The request:
Copy exactly the lines that run from the top of the listing to the line containing "var pointsPerTick = 6;", both ends included, and omit the pictures.

Data segment:

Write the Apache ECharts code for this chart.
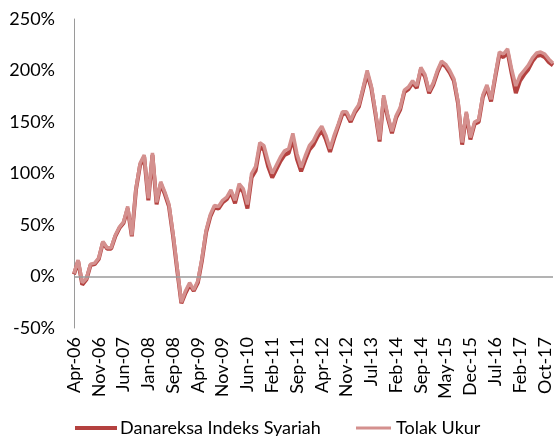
<!DOCTYPE html>
<html>
<head>
<meta charset="utf-8">
<script src="https://cdn.jsdelivr.net/npm/echarts@6/dist/echarts.min.js"></script>
<style>html,body{margin:0;padding:0;background:#fff;}#c{width:556px;height:436px;}</style>
</head>
<body>
<div id="c"></div>
<script>
var tickLabels = ['Apr-06','Nov-06','Jun-07','Jan-08','Sep-08','Apr-09','Nov-09','Jun-10','Feb-11','Sep-11','Apr-12','Nov-12','Jul-13','Feb-14','Sep-14','May-15','Dec-15','Jul-16','Feb-17','Oct-17'];
var pointsPerTick = 6;

var danareksa = [2,15,-8,-3,11,12,17,33,27,27,39,47,52,66,39,84,108,116,74,118,70,90,80,68,39,6,-26,-16,-8,-14,-6,16,43,58,67,66,72,75,82,71,87,82,66,96,103,126,123,107,96,104,112,118,120,134,114,102,113,123,128,136,142,133,121,134,146,158,158,150,159,165,181,197,183,158,131,173,154,139,154,162,179,182,188,183,201,194,178,186,198,207,204,198,190,168,128,158,133,148,150,174,184,170,193,215,213,218,197,178,190,196,201,209,214,215,213,208,205];

var tolakUkur = [3,16,-6,-2,12,13,18,34,28,28,40,48,53,68,40,85,110,118,76,120,72,92,82,70,41,8,-25,-14,-6,-13,-4,18,45,60,69,68,74,77,84,74,90,85,70,100,107,130,127,112,100,108,116,122,124,139,119,106,117,127,132,140,146,137,124,137,148,160,160,152,161,167,183,200,185,160,133,176,156,141,156,164,181,184,190,185,203,196,180,188,200,209,206,200,192,170,130,160,135,150,152,176,186,172,195,218,216,221,201,185,195,200,205,212,217,218,216,211,207];

var yTicks = [-50, 250, 50];

var categories = [];
for (var i = 0; i < tolakUkur.length; i++) {
  categories.push(i % pointsPerTick === 0 ? (tickLabels[i / pointsPerTick] || '') : '');
}

var font = 'Lato, "Open Sans", sans-serif';
var darkColor = '#b4413f';
var pinkColor = '#d4908e';
var chart = echarts.init(document.getElementById('c'), null, {renderer: 'canvas'});
chart.setOption({
  animation: false,
  backgroundColor: '#ffffff',
  grid: {left: 74, right: 3, top: 19, bottom: 108, containLabel: false},
  legend: [
    {
      top: 414, left: 70,
      itemWidth: 42, itemHeight: 4, itemGap: 0,
      textStyle: {fontFamily: font, fontSize: 18, color: '#000', padding: [0, 0, 0, -2]},
      data: [{name: 'Danareksa Indeks Syariah', icon: 'rect', itemStyle: {color: darkColor}}]
    },
    {
      top: 414, left: 351,
      itemWidth: 35, itemHeight: 3, itemGap: 0,
      textStyle: {fontFamily: font, fontSize: 18, color: '#000'},
      data: [{name: 'Tolak Ukur', icon: 'rect', itemStyle: {color: pinkColor}}]
    }
  ],
  xAxis: {
    type: 'category',
    data: categories,
    boundaryGap: false,
    axisLine: {show: false},
    axisTick: {show: false},
    splitLine: {show: false},
    axisLabel: {
      interval: pointsPerTick - 1,
      rotate: 90,
      margin: 9,
      fontFamily: font, fontSize: 18, color: '#000'
    }
  },
  yAxis: {
    type: 'value',
    min: yTicks[0], max: yTicks[1], interval: yTicks[2],
    axisLine: {show: true, lineStyle: {color: '#9a9a9a', width: 1}},
    axisTick: {show: false},
    splitLine: {show: false},
    axisLabel: {
      margin: 19,
      fontFamily: font, fontSize: 18, color: '#000',
      formatter: function (v) { return v + '%'; }
    }
  },
  series: [
    {
      name: 'Danareksa Indeks Syariah',
      type: 'line',
      data: danareksa,
      showSymbol: false,
      symbol: 'none',
      lineStyle: {color: darkColor, width: 4},
      itemStyle: {color: darkColor},
      markLine: {
        silent: true, symbol: 'none', label: {show: false},
        lineStyle: {color: '#9a9a9a', width: 1.5, type: 'solid'},
        data: [{yAxis: 0}]
      },
      z: 2
    },
    {
      name: 'Tolak Ukur',
      type: 'line',
      data: tolakUkur,
      showSymbol: false,
      symbol: 'none',
      lineStyle: {color: pinkColor, width: 3.5},
      itemStyle: {color: pinkColor},
      z: 3
    }
  ]
});
</script>
</body>
</html>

Response to this exercise:
Write the Apache ECharts code for this chart.
<!DOCTYPE html>
<html>
<head>
<meta charset="utf-8">
<script src="https://cdn.jsdelivr.net/npm/echarts@6/dist/echarts.min.js"></script>
<style>html,body{margin:0;padding:0;background:#fff;}#c{width:556px;height:436px;}</style>
</head>
<body>
<div id="c"></div>
<script>
var tickLabels = ['Apr-06','Nov-06','Jun-07','Jan-08','Sep-08','Apr-09','Nov-09','Jun-10','Feb-11','Sep-11','Apr-12','Nov-12','Jul-13','Feb-14','Sep-14','May-15','Dec-15','Jul-16','Feb-17','Oct-17'];
var pointsPerTick = 6;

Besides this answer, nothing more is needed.